- Collected material:
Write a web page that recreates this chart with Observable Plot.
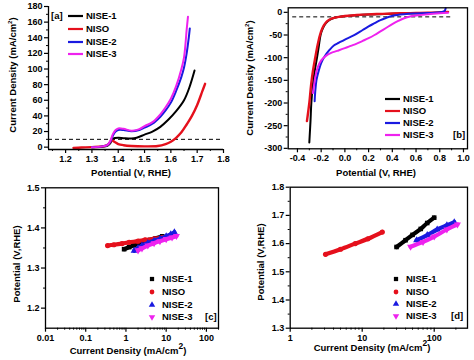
<!DOCTYPE html>
<html><head><meta charset="utf-8">
<script src="https://cdn.jsdelivr.net/npm/d3@7"></script>
<script src="https://cdn.jsdelivr.net/npm/@observablehq/plot@0.6"></script>
<style>
body{margin:0;background:#fff;}
#root{position:relative;width:474px;height:360px;overflow:hidden;background:#fff;font-family:"Liberation Sans",Arial,sans-serif;font-weight:bold;color:#000;}
.t{position:absolute;white-space:nowrap;font-size:9.5px;line-height:1;}
.t sup{font-size:6px;vertical-align:4px;line-height:0;}
.t sup.big{font-size:8.5px;vertical-align:5px;}
</style></head>
<body><div id="root"></div>
<script>
// ---------- data ----------
const SERIES = ["NISE-1", "NISO", "NISE-2", "NISE-3"];

// Panel [a]: Potential (V, RHE) vs Current Density (mA/cm2)
const a_NISE1 = [[1.30,0],[1.34,0.5],[1.36,2],[1.37,5],[1.375,9],[1.38,11],[1.40,12],[1.42,11.5],[1.45,11],[1.47,12],[1.50,16],[1.53,20],[1.56,26],[1.59,35],[1.62,46],[1.65,60],[1.67,76],[1.69,98]];
const a_NISO  = [[1.23,-1],[1.26,-0.5],[1.30,0],[1.34,1],[1.36,3],[1.37,7],[1.375,9],[1.38,8],[1.39,6],[1.40,4],[1.42,2.5],[1.45,1.5],[1.50,1],[1.55,1.5],[1.58,4],[1.60,7],[1.62,12],[1.64,19],[1.66,29],[1.68,40],[1.70,54],[1.72,72],[1.73,81]];
const a_NISE2 = [[1.30,0],[1.34,1],[1.36,3],[1.37,7],[1.38,15],[1.39,20],[1.40,22],[1.42,22],[1.45,20.5],[1.48,22],[1.50,25],[1.53,30],[1.56,39],[1.58,47],[1.60,57],[1.62,72],[1.64,90],[1.65,102],[1.66,120],[1.668,140],[1.672,152]];
const a_NISE3 = [[1.30,0],[1.34,1],[1.36,3],[1.37,8],[1.38,17],[1.39,22],[1.40,24],[1.42,23.5],[1.45,21],[1.48,23],[1.50,27],[1.53,32],[1.56,42],[1.58,51],[1.60,62],[1.62,78],[1.64,100],[1.65,115],[1.655,130],[1.66,150],[1.665,167]];
const a_ref = [10];

// Panel [b]
const b_NISE1 = [[-0.30,-287],[-0.29,-240],[-0.283,-200],[-0.27,-160],[-0.255,-130],[-0.235,-100],[-0.22,-75],[-0.205,-50],[-0.185,-35],[-0.16,-24],[-0.13,-17],[-0.10,-13],[-0.05,-10],[0,-8.5],[0.1,-6.5],[0.2,-5],[0.3,-4],[0.4,-3],[0.5,-2.5],[0.6,-2],[0.7,-1.5],[0.8,-0.5],[0.85,1]];
const b_NISO  = [[-0.32,-240],[-0.30,-200],[-0.285,-160],[-0.27,-130],[-0.25,-100],[-0.23,-72],[-0.21,-50],[-0.19,-35],[-0.165,-24],[-0.135,-17],[-0.10,-13],[-0.05,-10],[0,-8],[0.1,-6],[0.2,-4.5],[0.3,-3.5],[0.4,-2.5],[0.5,-2],[0.6,-1.5],[0.7,-1],[0.8,0],[0.87,1]];
const b_NISE2 = [[-0.255,-196],[-0.25,-175],[-0.24,-150],[-0.22,-128],[-0.20,-112],[-0.17,-97],[-0.13,-83],[-0.093,-73],[-0.05,-67],[0,-60],[0.074,-51],[0.15,-39],[0.20,-31],[0.25,-24],[0.30,-17],[0.35,-12],[0.41,-7],[0.5,-4],[0.6,-2.5],[0.7,-1.5],[0.8,0],[0.84,3],[0.85,9]];
const b_NISE3 = [[-0.27,-178],[-0.26,-160],[-0.25,-143],[-0.23,-122],[-0.20,-106],[-0.16,-96],[-0.12,-90],[-0.065,-85],[0,-79],[0.05,-74],[0.1,-69],[0.15,-63],[0.2,-57],[0.25,-50],[0.30,-42],[0.35,-34],[0.40,-26],[0.45,-19],[0.5,-13],[0.55,-9],[0.6,-7],[0.7,-4],[0.8,-2],[0.87,-1]];
const b_ref = [-10];
const b_refSpan = [-0.44, 0.9];

// Panel [c]: Tafel, current density (mA/cm2) vs potential (V, RHE)
const c_NISE1 = [[0.9,1.347],[1.2,1.352],[1.6,1.357],[2.2,1.362],[3,1.366],[4,1.370],[5.5,1.374],[8,1.379]];
const c_NISO  = [[0.35,1.356],[0.5,1.358],[0.8,1.361],[1.2,1.364],[2,1.367],[3,1.370],[5,1.373],[8,1.376],[10,1.377]];
const c_NISE2 = [[1.6,1.343],[2,1.350],[2.5,1.356],[3.5,1.362],[5,1.368],[7,1.373],[10,1.379],[13,1.384],[16,1.389]];
const c_NISE3 = [[2,1.344],[2.5,1.349],[3.5,1.356],[5,1.362],[7,1.367],[10,1.372],[14,1.376],[18,1.380]];

// Panel [d]
const d_NISE1 = [[30,1.588],[40,1.612],[50,1.631],[65,1.652],[80,1.673],[100,1.692]];
const d_NISO  = [[3.1,1.562],[5,1.580],[8,1.600],[12,1.617],[19,1.641]];
const d_NISE2 = [[57,1.612],[80,1.630],[110,1.650],[150,1.665],[190,1.676]];
const d_NISE3 = [[47,1.589],[70,1.606],[100,1.625],[150,1.650],[210,1.668]];

// tick values / labels
const aTicksX = [1.2,1.3,1.4,1.5,1.6,1.7,1.8];
const aMinorX = [1.15,1.25,1.35,1.45,1.55,1.65,1.75];
const aTicksY = [0,20,40,60,80,100,120,140,160,180];
const aMinorY = [10,30,50,70,90,110,130,150,170];
const bTicksX = [-0.4,-0.2,0,0.2,0.4,0.6,0.8,1.0];
const bMinorX = [-0.3,-0.1,0.1,0.3,0.5,0.7,0.9];
const bTicksY = [0,-50,-100,-150,-200,-250,-300];
const bMinorY = [-25,-75,-125,-175,-225,-275];
const cTicksX = [0.01,0.1,1,10,100];
const cMinorX = [0.02,0.03,0.04,0.05,0.06,0.07,0.08,0.09,0.2,0.3,0.4,0.5,0.6,0.7,0.8,0.9,2,3,4,5,6,7,8,9,20,30,40,50,60,70,80,90,200];
const cTicksY = [1.2,1.3,1.4,1.5];
const cMinorY = [1.25,1.35,1.45];
const dTicksX = [1,10,100];
const dMinorX = [2,3,4,5,6,7,8,9,20,30,40,50,60,70,80,90,200];
const dTicksY = [1.3,1.4,1.5,1.6,1.7,1.8];
const dMinorY = [1.35,1.45,1.55,1.65,1.75];

// ---------- styles ----------
const COLORS = {"NISE-1":"#000000","NISO":"#e5101c","NISE-2":"#1a1ae0","NISE-3":"#ee22ee"};
const triDown = {draw(ctx, size){const s3=Math.sqrt(3);const y=-Math.sqrt(size/(s3*3));ctx.moveTo(0,-y*2);ctx.lineTo(-s3*y,y);ctx.lineTo(s3*y,y);ctx.closePath();}};
const SYMBOLS = {"NISE-1":"square","NISO":"circle","NISE-2":"triangle","NISE-3":triDown};
const D3SYM = {"NISE-1":d3.symbolSquare,"NISO":d3.symbolCircle,"NISE-2":d3.symbolTriangle,"NISE-3":triDown};

const rows = (pairs) => pairs.map(([x,y]) => ({x,y}));
const root = document.getElementById("root");

function axes(tx, mx, ty, my, fx, fy) {
  return [
    Plot.axisX(tx, {tickSize: 4, tickPadding: 2, tickFormat: fx, label: null, strokeWidth: 1.2}),
    Plot.axisX(mx, {tickSize: 2, tickFormat: () => "", label: null, strokeWidth: 1}),
    Plot.axisY(ty, {tickSize: 4, tickPadding: 2, tickFormat: fy, label: null, strokeWidth: 1.2}),
    Plot.axisY(my, {tickSize: 2, tickFormat: () => "", label: null, strokeWidth: 1})
  ];
}

function panel(cfg) {
  const p = Plot.plot({
    width: 237, height: 180,
    marginLeft: cfg.l, marginRight: 237 - cfg.r, marginTop: cfg.t, marginBottom: 180 - cfg.b,
    x: {type: cfg.xType || "linear", domain: cfg.xd},
    y: {domain: cfg.yd},
    style: {fontFamily: '"Liberation Sans", Arial, sans-serif', fontSize: "9px", fontWeight: "bold", color: "#000", background: "transparent", overflow: "visible"},
    marks: cfg.marks
  });
  p.style.position = "absolute";
  p.style.left = cfg.ox + "px";
  p.style.top = cfg.oy + "px";
  root.appendChild(p);
}

const lineMarks = (list) => list.map(([data, s]) => Plot.line(rows(data), {x: "x", y: "y", stroke: COLORS[s], strokeWidth: s === "NISO" ? 2.4 : 2, curve: "catmull-rom"}));
const dotMarks = (list) => list.flatMap(([data, s]) => [
  Plot.line(rows(data), {x: "x", y: "y", stroke: COLORS[s], strokeWidth: 4.2, curve: "catmull-rom"}),
  Plot.dot(rows(data), {x: "x", y: "y", fill: COLORS[s], symbol: SYMBOLS[s], r: 2.6})
]);

// [a]
panel({ox: 0, oy: 0, l: 48, r: 223, t: 6, b: 149, xd: [1.135, 1.8], yd: [-3, 180],
  marks: [
    Plot.ruleY(a_ref, {stroke: "#000", strokeDasharray: "4,3", strokeWidth: 1}),
    ...lineMarks([[a_NISE1,"NISE-1"],[a_NISO,"NISO"],[a_NISE2,"NISE-2"],[a_NISE3,"NISE-3"]]),
    Plot.ruleX([1.135], {stroke: "#000", strokeWidth: 1.3}),
    Plot.ruleY([-3], {stroke: "#000", strokeWidth: 1.3}),
    ...axes(aTicksX, aMinorX, aTicksY, aMinorY, d => d.toFixed(1), d => String(d))
  ]});

// [b]
panel({ox: 237, oy: 0, l: 50.7, r: 230, t: 7.3, b: 148.3, xd: [-0.478, 1.034], yd: [-301, 10],
  marks: [
    Plot.ruleY(b_ref, {x1: b_refSpan[0], x2: b_refSpan[1], stroke: "#000", strokeDasharray: "4,3", strokeWidth: 1}),
    ...lineMarks([[b_NISE1,"NISE-1"],[b_NISO,"NISO"],[b_NISE2,"NISE-2"],[b_NISE3,"NISE-3"]]),
    Plot.frame({stroke: "#000", strokeWidth: 1.3}),
    ...axes(bTicksX, bMinorX, bTicksY, bMinorY, d => d.toFixed(1), d => String(d))
  ]});

// [c]
panel({ox: 0, oy: 180, l: 45, r: 218, t: 7.3, b: 147.7, xType: "log", xd: [0.01, 200], yd: [1.15, 1.5],
  marks: [
    ...dotMarks([[c_NISE1,"NISE-1"],[c_NISO,"NISO"],[c_NISE2,"NISE-2"],[c_NISE3,"NISE-3"]]),
    Plot.frame({stroke: "#000", strokeWidth: 1.3}),
    ...axes(cTicksX, cMinorX, cTicksY, cMinorY, d => String(d), d => d.toFixed(1))
  ]});

// [d]
panel({ox: 237, oy: 180, l: 52.7, r: 230, t: 6.7, b: 147.7, xType: "log", xd: [1, 290], yd: [1.3, 1.8],
  marks: [
    ...dotMarks([[d_NISE1,"NISE-1"],[d_NISO,"NISO"],[d_NISE2,"NISE-2"],[d_NISE3,"NISE-3"]]),
    Plot.frame({stroke: "#000", strokeWidth: 1.3}),
    ...axes(dTicksX, dMinorX, dTicksY, dMinorY, d => String(d), d => d.toFixed(1))
  ]});

// ---------- text overlays ----------
function addText(html, x, y, mode) {
  const d = document.createElement("div");
  d.className = "t";
  d.innerHTML = html;
  d.style.left = x + "px"; d.style.top = y + "px";
  d.style.transform = mode === "rot" ? "translate(-50%,-50%) rotate(-90deg)" : mode === "center" ? "translate(-50%,-50%)" : "translate(0,-50%)";
  root.appendChild(d);
}
function addSwatch(s, kind, x, y) {
  const svg = d3.create("svg").attr("width", 18).attr("height", 10)
    .style("position", "absolute").style("left", x + "px").style("top", (y - 5) + "px").style("overflow", "visible");
  if (kind === "line") svg.append("line").attr("x1", 0).attr("x2", 15).attr("y1", 5).attr("y2", 5).attr("stroke", COLORS[s]).attr("stroke-width", 2.2);
  else svg.append("path").attr("transform", "translate(4,5)").attr("d", d3.symbol(D3SYM[s], 18)()).attr("fill", COLORS[s]);
  root.appendChild(svg.node());
}

// axis titles
addText("Potential (V, RHE)", 131, 173, "center");
addText("Potential (V, RHE)", 376, 173, "center");
addText("Current Density (mA/cm<sup>2</sup>)", 13, 75, "rot");
addText("Current Density (mA/cm<sup>2</sup>)", 250, 78, "rot");
addText("Current Density (mA/cm<sup class='big'>2</sup>)", 128, 351, "center");
addText("Current Density (mA/cm<sup class='big'>2</sup>)", 372, 348, "center");
addText("Potential (V,RHE)", 17, 264, "rot");
addText("Potential (V,RHE)", 261, 262, "rot");

// legends
const aRows = [16, 29, 42, 54];
addText("[a]", 51, 16);
SERIES.forEach((s, i) => { addSwatch(s, "line", 68, aRows[i]); addText(s, 86, aRows[i]); });
const bRows = [99, 111, 123, 135];
SERIES.forEach((s, i) => { addSwatch(s, "line", 385, bRows[i]); addText(s, 403, bRows[i]); });
addText("[b]", 453, 135);
const cRows = [279, 292, 305, 317];
SERIES.forEach((s, i) => { addSwatch(s, "sym", 148, cRows[i]); addText(s, 162, cRows[i]); });
addText("[c]", 205, 317);
const dRows = [279, 292, 304, 316];
SERIES.forEach((s, i) => { addSwatch(s, "sym", 392, dRows[i]); addText(s, 406, dRows[i]); });
addText("[d]", 451, 316);
</script>
</body></html>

- Objective: In the data above, please extract the lines from the first one through the line with "const a_ref = [10];", exactly, and keep pictures out.

- Result of this task:
Write a web page that recreates this chart with Observable Plot.
<!DOCTYPE html>
<html><head><meta charset="utf-8">
<script src="https://cdn.jsdelivr.net/npm/d3@7"></script>
<script src="https://cdn.jsdelivr.net/npm/@observablehq/plot@0.6"></script>
<style>
body{margin:0;background:#fff;}
#root{position:relative;width:474px;height:360px;overflow:hidden;background:#fff;font-family:"Liberation Sans",Arial,sans-serif;font-weight:bold;color:#000;}
.t{position:absolute;white-space:nowrap;font-size:9.5px;line-height:1;}
.t sup{font-size:6px;vertical-align:4px;line-height:0;}
.t sup.big{font-size:8.5px;vertical-align:5px;}
</style></head>
<body><div id="root"></div>
<script>
// ---------- data ----------
const SERIES = ["NISE-1", "NISO", "NISE-2", "NISE-3"];

// Panel [a]: Potential (V, RHE) vs Current Density (mA/cm2)
const a_NISE1 = [[1.30,0],[1.34,0.5],[1.36,2],[1.37,5],[1.375,9],[1.38,11],[1.40,12],[1.42,11.5],[1.45,11],[1.47,12],[1.50,16],[1.53,20],[1.56,26],[1.59,35],[1.62,46],[1.65,60],[1.67,76],[1.69,98]];
const a_NISO  = [[1.23,-1],[1.26,-0.5],[1.30,0],[1.34,1],[1.36,3],[1.37,7],[1.375,9],[1.38,8],[1.39,6],[1.40,4],[1.42,2.5],[1.45,1.5],[1.50,1],[1.55,1.5],[1.58,4],[1.60,7],[1.62,12],[1.64,19],[1.66,29],[1.68,40],[1.70,54],[1.72,72],[1.73,81]];
const a_NISE2 = [[1.30,0],[1.34,1],[1.36,3],[1.37,7],[1.38,15],[1.39,20],[1.40,22],[1.42,22],[1.45,20.5],[1.48,22],[1.50,25],[1.53,30],[1.56,39],[1.58,47],[1.60,57],[1.62,72],[1.64,90],[1.65,102],[1.66,120],[1.668,140],[1.672,152]];
const a_NISE3 = [[1.30,0],[1.34,1],[1.36,3],[1.37,8],[1.38,17],[1.39,22],[1.40,24],[1.42,23.5],[1.45,21],[1.48,23],[1.50,27],[1.53,32],[1.56,42],[1.58,51],[1.60,62],[1.62,78],[1.64,100],[1.65,115],[1.655,130],[1.66,150],[1.665,167]];
const a_ref = [10];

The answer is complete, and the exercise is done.